Thursday, July 30, 2009

Trying Out Kendo....

Ripped from Wikipedia:

Kendo (剣道 kendō?), meaning "Way of the Sword", is a modern Japanese martial art of sword-fighting based on traditional Japanese swordsmanship, or Kenjutsu.[1] Kendo is a physically and mentally challenging activity that combines strong martial arts values with sport-like physical elements.


Practitioners of kendo are called kendōka (剣道家?), meaning "one who practices kendo", or occasionally kenshi (剣士?), meaning "swordsman".

There are estimates that about six million people world-wide practice Kendo, with approximately four million in Japan, one million in Korea, and more in Europe and the United States. The "Kodansha Meibo" (a register of dan graded members of the All Japan Kendo Federation) shows that as of January 2003, there were 1.3 million registered dan graded kendoka in Japan. The number of kendoka not yet graded to a dan level is not included: those kendoka would outnumber considerably the dan graded players.


Kendo is a way to discipline the human character through the application of the principles of the Katana.

[edit] Purpose

To mold the mind and body.
To cultivate a vigorous spirit,
And through correct and rigid training,
To strive for improvement in the art of Kendo.
To hold in esteem human courtesy and honor.
To associate with others with sincerity.
And to forever pursue the cultivation of oneself.
Thus will one be able:
To love ones country and society.
To contribute to the development of culture
And to promote peace and prosperity among all peoples.

So enough of the general knowledge. I wanted to find something aside from running and going to the gym (which is a real pain in the ass)

Like what I posted last year, I was really interested in Arnis. But it seems like Arnis does not want me as it has managed to elude me for the past months. So I tried looking online for any schools either in Mandaluyong or Manila that practices Kendo.
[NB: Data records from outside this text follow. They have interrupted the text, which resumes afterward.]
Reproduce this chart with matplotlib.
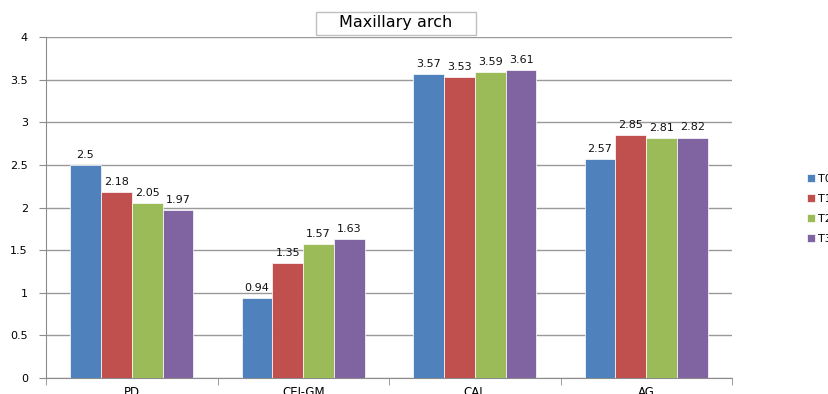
import matplotlib
matplotlib.use("Agg")
import matplotlib.pyplot as plt
from matplotlib.patches import Rectangle
import numpy as np

categories = ["PD", "CEJ-GM", "CAL", "AG"]
series_names = ["T0", "T1", "T2", "T3"]
T0 = [2.5, 0.94, 3.57, 2.57]
T1 = [2.18, 1.35, 3.53, 2.85]
T2 = [2.05, 1.57, 3.59, 2.81]
T3 = [1.97, 1.63, 3.61, 2.82]
values = [T0, T1, T2, T3]
colors = ["#4F81BD", "#C0504D", "#9BBB59", "#8064A2"]

plt.rcParams['font.family'] = ['DejaVu Sans']
fig = plt.figure(figsize=(8.29, 3.94), dpi=100)
ax = fig.add_axes([46/829, 16/394, (732-46)/829, (378-37)/394])

x = np.arange(len(categories))
w = 0.18
for i, (name, vals, c) in enumerate(zip(series_names, values, colors)):
    pos = x - 0.27 + i * w
    ax.bar(pos, vals, width=w, color=c, edgecolor="white", linewidth=0.5, label=name, zorder=3)
    for p, v in zip(pos, vals):
        ax.text(p, v + 0.06, f"{v:g}", ha="center", va="bottom", fontsize=8, color="#111111")

ax.set_xlim(-0.5, 3.5)
ax.set_ylim(0, 4)
ax.set_yticks(np.arange(0, 4.01, 0.5))
ax.set_yticklabels([f"{t:g}" for t in np.arange(0, 4.01, 0.5)], fontsize=8)
ax.yaxis.grid(True, color="#999999", linewidth=1, zorder=0)
ax.set_axisbelow(True)
ax.set_xticks(x)
ax.set_xticklabels(categories, fontsize=8.5)
ax.set_xticks(np.arange(-0.5, 3.6, 1), minor=True)
ax.tick_params(axis="x", which="major", length=0, pad=6)
ax.tick_params(axis="x", which="minor", length=5, color="#8c8c8c", direction="out")
ax.tick_params(axis="y", length=5, color="#8c8c8c", direction="out", pad=8)
for s in ["top", "right"]:
    ax.spines[s].set_visible(False)
for s in ["left", "bottom"]:
    ax.spines[s].set_color("#8c8c8c")

fig.patches.append(Rectangle((316/829, 1 - 35/394), 160/829, 23/394, transform=fig.transFigure,
                             facecolor="white", edgecolor="#c0c0c0", linewidth=1, zorder=5))
fig.text(396/829, 1 - 23/394, "Maxillary arch", ha="center", va="center", fontsize=11.5, zorder=6)

leg = fig.legend(loc="center left", bbox_to_anchor=(797/829, 1 - 209/394), frameon=False,
                 fontsize=8, handlelength=0.7, handleheight=0.7, handletextpad=0.3, labelspacing=0.9)

fig.savefig("out.png", dpi=100)
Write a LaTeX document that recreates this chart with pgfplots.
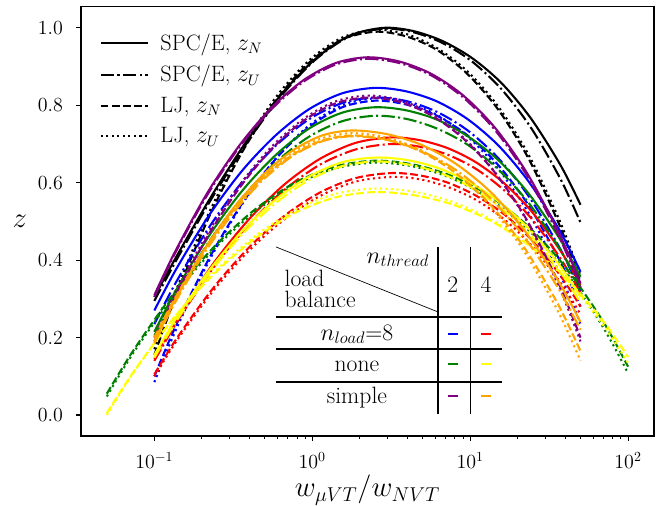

And viola. I found something.

Downloaded the map and the it came as an even pleasant surprise that their gym is like a 10- 20 minute walk from the office.

I'll be dropping by their dojo anytime soon and ask for more details.

Also as I was scouring the internet for more details, I stumbled upon a forum that discussed the torture (fun) that the students have.

"Hello again!

Personally, my experiences in MKC have generally been both tough and I suppose kendo should be for us addicts. Right now we have four regular sensei, two 7th-dan, one 5th-dan, and one 4th-dan, with a 6th-dan sensei who drops by every now and then. All Japanese, of course, and we know that we're very lucky to be able to count on their guidance.

Most of the students are Pilipinos, with a few Japanese and French students in the mix. We currently only have a few members with dan-level though, but we still try and make our kendo competitive.

Our training format for the Saturday training (5-7pm) is as follows (this is for the senior students, or those who wear bogu) : We start with five minutes of cleaning the dojo floor. Then the rei ritual, followed by about ten to fifteen minutes of warm-ups. Then we do suburi for fifteen to twenty minutes. After a (very!) short break, we do waza practise for maybe thirty minutes. Then we break again for about five minutes, and go for ji-keiko. The length of time for this is variable, depending on how much time is left, but it's usually about forty minutes worth. Then it's five minutes of uchikomi-keiko, and the fun (torture ) is over.

We also have an abbreviated practise on Wednesdays (7-8pm). Here we start with about twenty minutes waza immediately followed by forty minutes of ji-keiko immediately followed by five minutes of uchikomi-keiko...and as you'll note, NO BREAKS!

One thing about training here though...the heat and humidity will get to you. If you're not used to it...well, let's just say that the first time I put on my bogu, I nearly vomited and fainted.

Anyway, hope that answers your questions. If you have any more, please feel free to ask. When are you coming here, anyway? Hope to see you in the dojo when you do.


P.S. Oh, by the way I'm not sure but I think the UP Kendo Club is currently inactive/disbanded. At least, I haven't once been able to catch them during their scheduled practise sessions, and I work in that school! Not entirely sure though, I'll try to confirm this fully."


nathaniel said...

what are their differences between kendo and bushido mare?

Emperor.Kaizer. said...

Mare, bushido is the code that they follow, a strict set of rules and guidelines.

Kendo itself is the sport/ art wherein Bushido can be seen.